Crash Recovery
The Problem#
Stateful stream processing keeps state in local memory — fast, but volatile. If the node crashes, all state is lost.
You need a way to recover without reprocessing everything from the beginning of time.
Checkpointing#
The processor periodically snapshots its local state and its current Kafka offset to durable storage (S3, HDFS).
Every 30 seconds → Node 2 writes to S3:
{
state: { card-456: 3, card-789: 1 },
offset: { partition: 2, offset: 1045 }
}
Both pieces are saved together atomically. You need both to recover correctly.
Crash Recovery: 3 Steps#
Node 2 crashes
↓
New node spins up
↓
1. Load state snapshot from S3
→ card-456: 3, card-789: 1
2. Resume Kafka consumption from checkpointed offset
→ partition 2, offset 1045
3. Reprocess events from offset 1045 onwards
→ rebuilds any state changes that happened after the last checkpoint
The gap between the last checkpoint and the crash is replayed from Kafka. State is fully restored.
Visualized#
sequenceDiagram
participant N as Node 2
participant S as S3 (checkpoint store)
participant K as Kafka Partition 2
N->>S: checkpoint (state + offset 1045)
Note over N: processes events 1045→1090
N-->>N: CRASH at offset 1090
Note over N: new node starts
N->>S: load checkpoint
S-->>N: state + offset 1045
N->>K: resume from offset 1045
K-->>N: replay events 1045→1090
Note over N: state fully restored Why Kafka Log Retention Matters#
Crash recovery replays events from the checkpointed offset. This only works if those events still exist in Kafka.

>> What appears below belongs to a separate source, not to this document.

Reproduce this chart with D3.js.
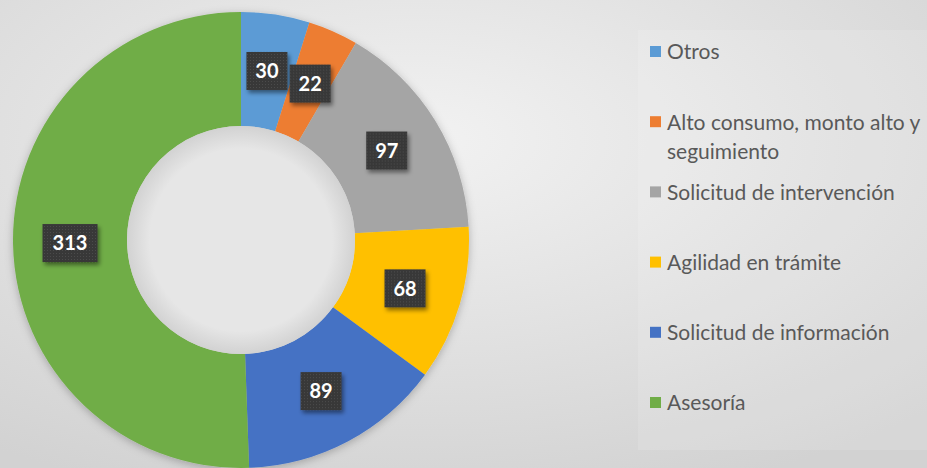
<!DOCTYPE html>
<html>
<head>
<meta charset="utf-8">
<script src="https://cdn.jsdelivr.net/npm/d3@7"></script>
<style>
  html, body { margin: 0; padding: 0; background: #e4e4e4; }
  svg { display: block; }
</style>
</head>
<body>
<div id="chart"></div>
<script>
// data
var categories = ["Otros", "Alto consumo, monto alto y seguimiento", "Solicitud de intervención",
                  "Agilidad en trámite", "Solicitud de información", "Asesoría"];
var values = [30, 22, 97, 68, 89, 313];
var colors = ["#5b9bd5", "#ed7d31", "#a5a5a5", "#ffc000", "#4472c4", "#70ad47"];
// legend text lines (Excel wraps the long one)
var legendLines = [["Otros"], ["Alto consumo, monto alto y", "seguimiento"], ["Solicitud de intervención"],
                   ["Agilidad en trámite"], ["Solicitud de información"], ["Asesoría"]];

var W = 927, H = 468;
var cx = 241, cy = 240, outerR = 228, innerR = 114;

var svg = d3.select("#chart").append("svg")
	.attr("width", W)
	.attr("height", H);

var defs = svg.append("defs");

// background gradient
var bg = defs.append("radialGradient")
	.attr("id", "bg")
	.attr("cx", "0.45").attr("cy", "0.3").attr("r", "0.8");
bg.append("stop").attr("offset", "0").attr("stop-color", "#f2f2f2");
bg.append("stop").attr("offset", "1").attr("stop-color", "#d2d2d2");

// hole shading
var hole = defs.append("radialGradient")
	.attr("id", "hole")
	.attr("cx", "0.5").attr("cy", "0.5").attr("r", "0.5");
hole.append("stop").attr("offset", "0.8").attr("stop-color", "#e6e6e6");
hole.append("stop").attr("offset", "1").attr("stop-color", "#d2d2d2");

// dotted texture on the label boxes
var pat = defs.append("pattern")
	.attr("id", "dots")
	.attr("width", 3).attr("height", 3)
	.attr("patternUnits", "userSpaceOnUse");
pat.append("rect").attr("width", 3).attr("height", 3).attr("fill", "#383838");
pat.append("rect").attr("x", 1).attr("y", 1).attr("width", 1).attr("height", 1).attr("fill", "#4d4d4d");

var shadow = defs.append("filter")
	.attr("id", "shadow")
	.attr("x", "-30%").attr("y", "-30%").attr("width", "170%").attr("height", "170%");
shadow.append("feDropShadow")
	.attr("dx", 2).attr("dy", 3).attr("stdDeviation", 2)
	.attr("flood-color", "#000").attr("flood-opacity", 0.45);

var ringShadow = defs.append("filter")
	.attr("id", "ringShadow")
	.attr("x", "-10%").attr("y", "-10%").attr("width", "120%").attr("height", "120%");
ringShadow.append("feDropShadow")
	.attr("dx", 0).attr("dy", 2).attr("stdDeviation", 4)
	.attr("flood-color", "#000").attr("flood-opacity", 0.25);

svg.append("rect")
	.attr("width", W).attr("height", H)
	.attr("fill", "url(#bg)");

// legend panel
svg.append("rect")
	.attr("x", 638).attr("y", 30)
	.attr("width", W - 638).attr("height", 420)
	.attr("fill", "#ffffff").attr("fill-opacity", 0.12);

var data = categories.map(function (c, i) { return { name: c, value: values[i], color: colors[i] }; });

var pie = d3.pie()
	.sort(null)
	.value(function (d) { return d.value; });

var arc = d3.arc()
	.innerRadius(innerR)
	.outerRadius(outerR);

var g = svg.append("g")
	.attr("transform", "translate(" + cx + "," + cy + ")");

var arcs = pie(data);

g.append("g")
	.attr("filter", "url(#ringShadow)")
	.selectAll("path")
	.data(arcs)
	.enter()
	.append("path")
	.attr("d", arc)
	.attr("fill", function (d) { return d.data.color; });

g.append("circle")
	.attr("r", innerR)
	.attr("fill", "url(#hole)");

// value labels
var labels = g.selectAll(".lbl")
	.data(arcs)
	.enter()
	.append("g")
	.attr("class", "lbl")
	.attr("transform", function (d) {
		var c = arc.centroid(d);
		return "translate(" + c[0] + "," + c[1] + ")";
	});

labels.append("rect")
	.attr("x", function (d) { var w = String(d.data.value).length > 2 ? 55 : 41; return -w / 2; })
	.attr("y", -19)
	.attr("width", function (d) { return String(d.data.value).length > 2 ? 55 : 41; })
	.attr("height", 38)
	.attr("fill", "url(#dots)")
	.attr("filter", "url(#shadow)");

labels.append("text")
	.attr("text-anchor", "middle")
	.attr("dy", "0.36em")
	.attr("fill", "#ffffff")
	.style("font-family", "Lato, 'Open Sans', sans-serif")
	.style("font-weight", "bold")
	.style("font-size", "20px")
	.text(function (d) { return d.data.value; });

// legend
var legend = svg.append("g")
	.selectAll("g")
	.data(data)
	.enter()
	.append("g")
	.attr("transform", function (d, i) { return "translate(650," + (52 + i * 70.2) + ")"; });

legend.append("rect")
	.attr("x", 0).attr("y", -6)
	.attr("width", 11).attr("height", 11)
	.attr("fill", function (d) { return d.color; });

legend.append("text")
	.attr("x", 17)
	.style("font-family", "Lato, 'Open Sans', sans-serif")
	.style("font-size", "21px")
	.attr("fill", "#595959")
	.selectAll("tspan")
	.data(function (d, i) { return legendLines[i]; })
	.enter()
	.append("tspan")
	.attr("x", 17)
	.attr("dy", function (d, i) { return i === 0 ? "0.35em" : "1.4em"; })
	.text(function (d) { return d; });
</script>
</body>
</html>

If Kafka has already deleted events older than 1 day, but your checkpoint is 3 days old — recovery fails.
Rule: Kafka retention must be longer than the maximum time between a valid checkpoint and a crash. In practice, keep retention at least 7 days for any stateful job.
Key Properties#
| Property | Detail |
|---|---|
| Checkpoint stores | State snapshot + Kafka offset |
| Storage target | S3, HDFS, or RocksDB (local disk) |
| Checkpoint interval | Configurable — tradeoff between recovery time and overhead |
| Recovery guarantee | At-least-once (events since last checkpoint are replayed) |
| Exactly-once | Possible with two-phase commit (Flink supports this) |
One-Line Summary#
Checkpointing saves state + offset to durable storage so a crashed node can resume exactly where it left off, replaying only the gap from Kafka.